Perciò il primato assoluto deve essere dato alla fede.
Il resto verrà di conseguenza.
Se è vero che è ormai un dato assodato che non siamo più in un contesto di cristianità, è anche vero che di fatto sovente ci si comporta, nelle nostre proposte pastorali, come se ancora lo fossimo.
Prendere atto del contesto storico-culturale nel quale deve svolgersi la missione della Chiesa potrebbe diventare causa di insicurezza e di ansietà, soprattutto da parte di chi è stato formato in un contesto di cristianità.
Penso soprattutto ai sacerdoti di una certa età.
Ritengo tuttavia doveroso aiutarci a guardare coraggiosamente in faccia la situazione nella quale viviamo non già per spaventarci, e tanto meno per incrociare le braccia, ma per ritrovare nuovi spazi di creatività, condizione indispensabile per trasmettere in forme nuove la buona novella di sempre.

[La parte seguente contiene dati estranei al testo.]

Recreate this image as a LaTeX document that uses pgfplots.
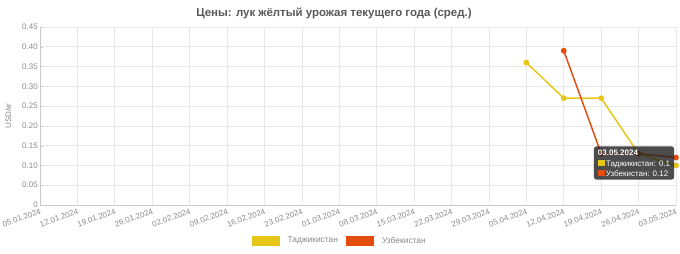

La pastorale tradizionale, con tutti i suoi pregi e con la grande dedizione che la caratterizzò, ha oggi urgente bisogno di essere orientata in una prospettiva nuova, cioè "missionaria".
Bisogna cambiare non solo e non tanto le svariate attività concrete, ma il nostro modo di essere e di pensare: è l'attenzione a "quelli di fuori" che fa maturare "quelli di dentro".
Dobbiamo ricordare un richiamo del Vangelo: "queste cose dobbiamo fare - l'attenzione ai vicini - senza omettere le altre, cioè la ricerca e l'evangelizzazione dei lontani" ( Lc 11,42 ).
Questo atteggiamento pone al riparo da ogni tentazione di "riconquista rivendicativa" o di "rassegnazione passiva" per riscoprire la gioia e la responsabilità di essere "sale della terra e luce del mondo" ( Mt 5,13.14 ) e la forza dirompente del "primo annuncio", che non è quello che viene fatto per la prima volta, ma quello che ripropone il centro, l'essenza del messaggio cristiano da cui tutto deriva.
Ed è proprio in questo senso che sento la necessità di invitare con l'urgenza dell'amore di Cristo ogni membro della nostra Chiesa a destare in sé e negli altri l'entusiasmo della "prima evangelizzazione", che può portare ancora oggi la salvezza a coloro che sembrano vicini, ma che in realtà sono fuggiti con il cuore lontano da Dio e dai fratelli.